# JOB
Gather every line from the entries below that includes "page".

# DATA FOR THE TASK
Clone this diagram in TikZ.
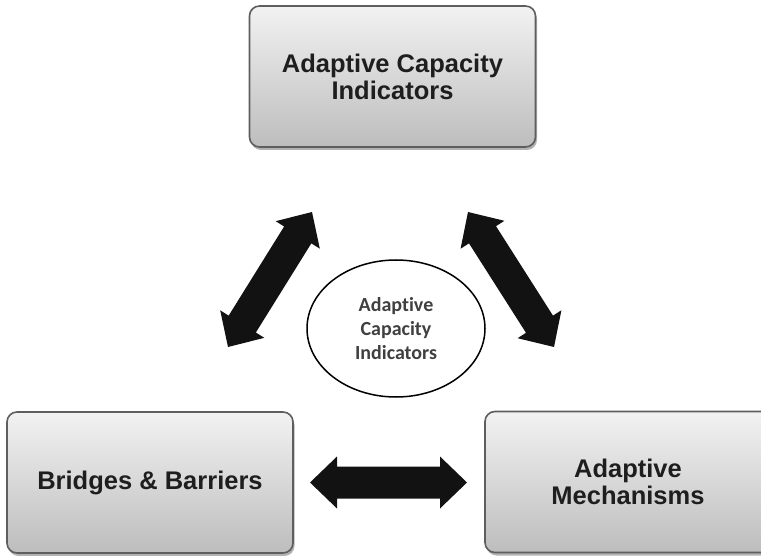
\documentclass[tikz,border=0pt]{standalone}
\usepackage{fontspec}
\usetikzlibrary{calc,shadows,shapes.geometric}
\newfontfamily\boxfont{Liberation Sans}
\newfontfamily\ovalfont{Carlito}[Ligatures={NoCommon}]
\definecolor{boxedge}{HTML}{5E5E5E}
\definecolor{boxtop}{HTML}{F2F2F2}
\definecolor{boxbottom}{HTML}{BDBDBD}
\definecolor{inktext}{HTML}{1E1E1E}
\definecolor{arrowink}{HTML}{121212}

% thick double-headed block arrow between two named points
\newcommand\blockarrow[2]{%
  \fill[arrowink]
    (#1)
    -- ($($(#1)!27pt!(#2)$)!26pt!90:(#2)$)
    -- ($($(#1)!27pt!(#2)$)!16pt!90:(#2)$)
    -- ($($(#2)!27pt!(#1)$)!16pt!-90:(#1)$)
    -- ($($(#2)!27pt!(#1)$)!26pt!-90:(#1)$)
    -- (#2)
    -- ($($(#2)!27pt!(#1)$)!26pt!90:(#1)$)
    -- ($($(#2)!27pt!(#1)$)!16pt!90:(#1)$)
    -- ($($(#1)!27pt!(#2)$)!16pt!-90:(#2)$)
    -- ($($(#1)!27pt!(#2)$)!26pt!-90:(#2)$)
    -- cycle;}

\tikzset{
  greybox/.style={
    rectangle, rounded corners=10pt, draw=boxedge, line width=1.6pt,
    top color=boxtop, bottom color=boxbottom,
    minimum width=286pt, minimum height=141pt, inner sep=0pt,
    align=center, text=inktext,
    font=\boxfont\bfseries\fontsize{25.5}{27}\selectfont,
    drop shadow={shadow xshift=1.5pt, shadow yshift=-3pt, opacity=0.3, fill=black}},
  oval/.style={
    ellipse, draw=black, line width=1.5pt, fill=white,
    minimum width=178pt, minimum height=137pt, inner sep=0pt,
    align=center, text=inktext!85!white,
    font=\ovalfont\bfseries\fontsize{20}{24}\selectfont}
}

\begin{document}
\begin{tikzpicture}[x=1pt,y=-1pt]
  \useasboundingbox[fill=white] (0,0) rectangle (761,556);

  % the three boxes
  \node[greybox] (aci) at (392.5,76.5) {Adaptive Capacity\\Indicators};
  \node[greybox] (bb)  at (150,482.5) {Bridges \& Barriers};
  \node[greybox] (am)  at (628,482)   {Adaptive\\Mechanisms};

  % central ellipse
  \node[oval] (core) at (396,328.5) {Adaptive\\Capacity\\Indicators};

  % end points of the block arrows
  \coordinate (l1) at (312,212);
  \coordinate (l2) at (228,347);
  \coordinate (r1) at (468,212);
  \coordinate (r2) at (554,347);
  \coordinate (h1) at (310,482.5);
  \coordinate (h2) at (467,482.5);

  \blockarrow{l1}{l2}
  \blockarrow{r1}{r2}
  \blockarrow{h1}{h2}
\end{tikzpicture}
\end{document}
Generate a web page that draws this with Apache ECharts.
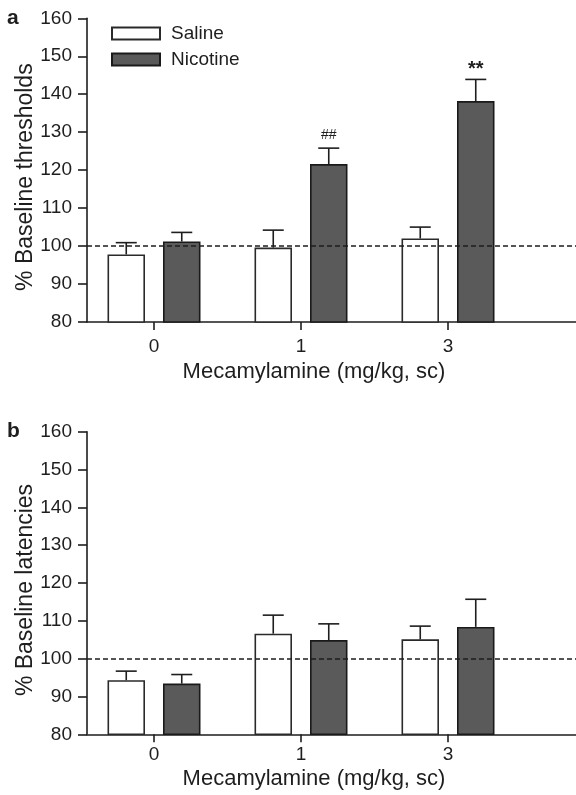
<!DOCTYPE html>
<html>
<head>
<meta charset="utf-8">
<script src="https://cdn.jsdelivr.net/npm/echarts@6/dist/echarts.min.js"></script>
<style>html,body{margin:0;padding:0;background:#fff;}#chart{width:576px;height:795px;}</style>
</head>
<body>
<div id="chart"></div>
<script>
// ---- data ----
const categories = ['0', '1', '3'];
const seriesNames = ['Saline', 'Nicotine'];
const yMin = 80, yMax = 160, yStep = 10;
const refValue = 100;

// Panel a: % Baseline thresholds
const thrSalineMean = [97.8, 99.6, 102.0];
const thrSalineSem = [3.1, 4.6, 3.0];
const thrNicotineMean = [101.2, 121.6, 138.2];
const thrNicotineSem = [2.4, 4.2, 5.7];
const thrSalineSig = ['', '', ''];
const thrNicotineSig = ['', '##', '**'];

// Panel b: % Baseline latencies
const latSalineMean = [94.3, 106.6, 105.1];
const latSalineSem = [2.4, 4.9, 3.5];
const latNicotineMean = [93.4, 104.9, 108.4];
const latNicotineSem = [2.4, 4.3, 7.3];
const latSalineSig = ['', '', ''];
const latNicotineSig = ['', '', ''];

const panelLabels = ['a', 'b'];
const yTitles = ['% Baseline thresholds', '% Baseline latencies'];
const xTitle = 'Mecamylamine (mg/kg, sc)';

// ---- style ----
const FONT = "'Liberation Sans', Arial, Helvetica, sans-serif";
const INK = '#1e1e1e';
const BAR_W = 37.5;
const BAR_GAP_PX = 18;
const HALF_OFF = (BAR_W + BAR_GAP_PX) / 2;
const CAP_HALF = 10.5;

const panels = [
  { top: 18.3, height: 303.7, tickMargin: 15, nameGap: 39, labelTop: 8,
    sal: thrSalineMean, salSem: thrSalineSem, nic: thrNicotineMean, nicSem: thrNicotineSem,
    salSig: thrSalineSig, nicSig: thrNicotineSig },
  { top: 431.7, height: 302.6, tickMargin: 11, nameGap: 34, labelTop: 421,
    sal: latSalineMean, salSem: latSalineSem, nic: latNicotineMean, nicSem: latNicotineSem,
    salSig: latSalineSig, nicSig: latNicotineSig }
];

function errRender(offset, sig) {
  return function (params, api) {
    const i = api.value(0);
    const p0 = api.coord([i, api.value(1)]);
    const p1 = api.coord([i, api.value(2)]);
    const x = p0[0] + offset;
    const children = [
      { type: 'line', shape: { x1: x, y1: p0[1], x2: x, y2: p1[1] }, style: { stroke: INK, lineWidth: 1.6 } },
      { type: 'line', shape: { x1: x - CAP_HALF, y1: p1[1], x2: x + CAP_HALF, y2: p1[1] }, style: { stroke: INK, lineWidth: 1.6 } }
    ];
    const s = sig[i];
    if (s) {
      const star = s.indexOf('*') >= 0;
      children.push({
        type: 'text',
        style: {
          text: s, x: x, y: p1[1] - (star ? 10 : 13),
          align: 'center', verticalAlign: 'middle',
          fill: INK, font: (star ? 'bold 20px ' : '14px ') + FONT
        }
      });
    }
    return { type: 'group', children: children };
  };
}

const grid = [], xAxis = [], yAxis = [], series = [], title = [];
panels.forEach(function (p, k) {
  const gMain = 2 * k, gBar = 2 * k + 1;
  grid.push({ left: 87, right: 0, top: p.top, height: p.height });
  grid.push({ left: 80.5, width: 441, top: p.top, height: p.height });
  title.push({ text: panelLabels[k], left: 7, top: p.labelTop, padding: 0,
    textStyle: { fontFamily: FONT, fontWeight: 'bold', fontSize: 21, color: INK } });
  xAxis.push({ type: 'value', gridIndex: gMain, min: 0, max: 1,
    axisLine: { show: true, lineStyle: { color: INK, width: 1.6 } },
    axisTick: { show: false }, axisLabel: { show: false }, splitLine: { show: false } });
  xAxis.push({ type: 'category', gridIndex: gBar, data: categories,
    axisLine: { show: false },
    axisTick: { show: true, alignWithLabel: true, length: 8, lineStyle: { color: INK, width: 1.6 } },
    axisLabel: { margin: p.tickMargin, fontSize: 19, fontFamily: FONT, color: INK },
    name: xTitle, nameLocation: 'middle', nameGap: p.nameGap, nameMoveOverlap: false,
    nameTextStyle: { fontSize: 22, fontFamily: FONT, color: INK, padding: [0, 0, 0, 26] } });
  yAxis.push({ type: 'value', gridIndex: gMain, min: yMin, max: yMax, interval: yStep,
    axisLine: { show: true, lineStyle: { color: INK, width: 1.6 } },
    axisTick: { show: true, length: 9, lineStyle: { color: INK, width: 1.6 } },
    axisLabel: { margin: 15, fontSize: 19, fontFamily: FONT, color: INK },
    splitLine: { show: false },
    name: yTitles[k], nameLocation: 'middle', nameGap: 50, nameRotate: 90, nameMoveOverlap: false,
    nameTextStyle: { fontSize: 23, fontFamily: FONT, color: INK, padding: [0, 14, 0, 0] } });
  yAxis.push({ type: 'value', gridIndex: gBar, min: yMin, max: yMax, interval: yStep, show: false });

  series.push({ name: seriesNames[0], type: 'bar', xAxisIndex: gBar, yAxisIndex: gBar,
    data: p.sal, barWidth: BAR_W, barGap: (BAR_GAP_PX / BAR_W * 100) + '%', z: 2,
    itemStyle: { color: '#ffffff', borderColor: '#2a2a2a', borderWidth: 1.6 } });
  series.push({ name: seriesNames[1], type: 'bar', xAxisIndex: gBar, yAxisIndex: gBar,
    data: p.nic, barWidth: BAR_W, z: 2,
    itemStyle: { color: '#5a5a5a', borderColor: '#1a1a1a', borderWidth: 1.6 } });
  series.push({ type: 'custom', xAxisIndex: gBar, yAxisIndex: gBar, z: 3,
    renderItem: errRender(-HALF_OFF, p.salSig),
    data: p.sal.map(function (m, i) { return [i, m, m + p.salSem[i]]; }) });
  series.push({ type: 'custom', xAxisIndex: gBar, yAxisIndex: gBar, z: 3,
    renderItem: errRender(HALF_OFF, p.nicSig),
    data: p.nic.map(function (m, i) { return [i, m, m + p.nicSem[i]]; }) });
  series.push({ type: 'line', xAxisIndex: gMain, yAxisIndex: gMain, data: [], z: 6,
    markLine: { silent: true, symbol: 'none', label: { show: false },
      lineStyle: { color: INK, type: [5, 3], width: 1.6 },
      data: [{ yAxis: refValue }] } });
});

const chart = echarts.init(document.getElementById('chart'), null, { renderer: 'canvas' });
chart.setOption({
  animation: false,
  backgroundColor: '#ffffff',
  title: title,
  legend: {
    data: seriesNames, orient: 'vertical', left: 111, top: 24, padding: 0,
    itemWidth: 48, itemHeight: 12, itemGap: 7, icon: 'rect',
    textStyle: { fontSize: 19, fontFamily: FONT, color: INK, padding: [0, 0, 0, 6] }
  },
  grid: grid, xAxis: xAxis, yAxis: yAxis, series: series
});
</script>
</body>
</html>
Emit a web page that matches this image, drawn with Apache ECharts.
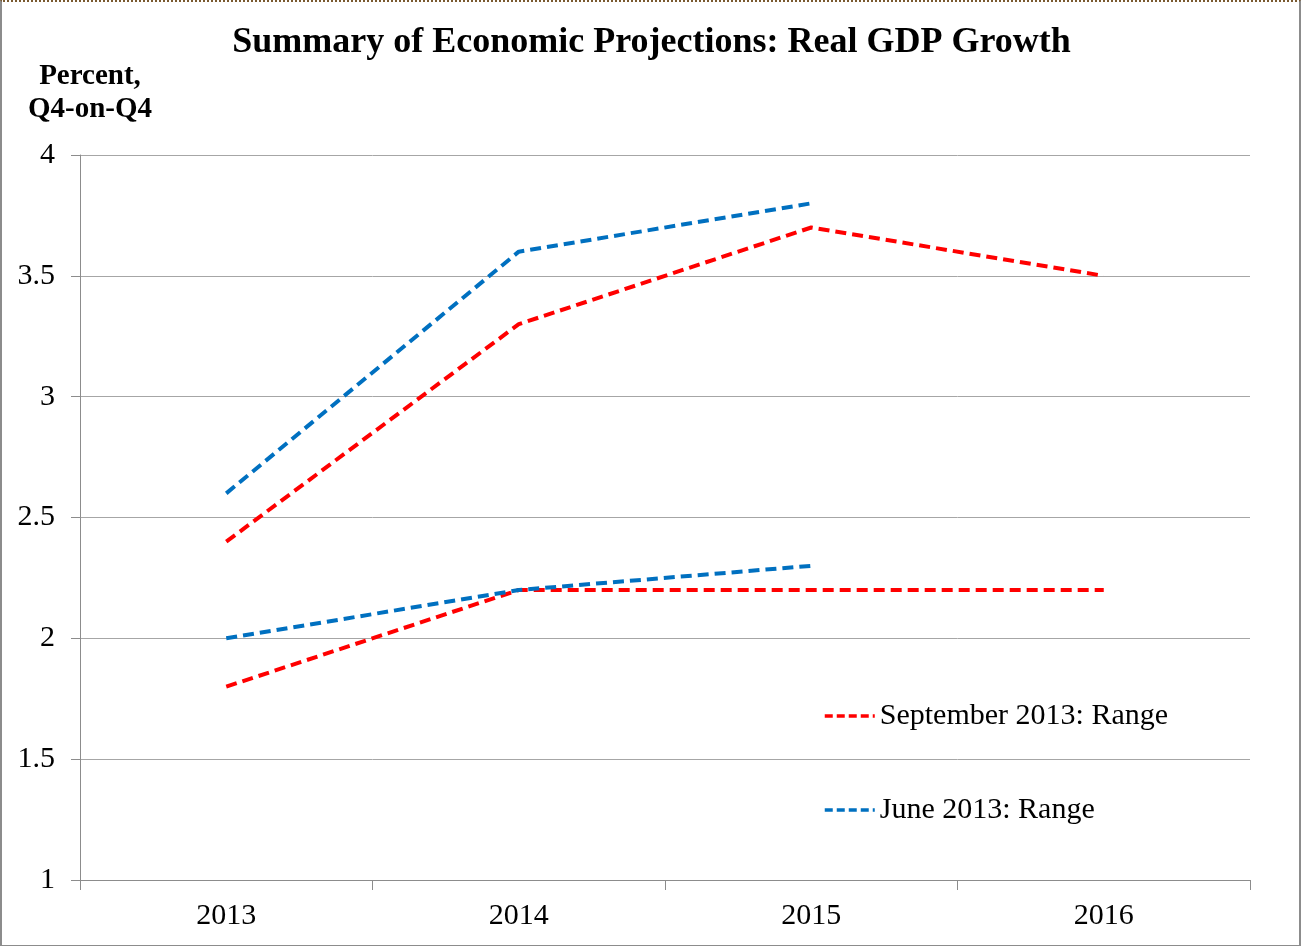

# RESULT
Generate a web page that draws this with Apache ECharts.
Emit a web page that matches this image, drawn with Apache ECharts.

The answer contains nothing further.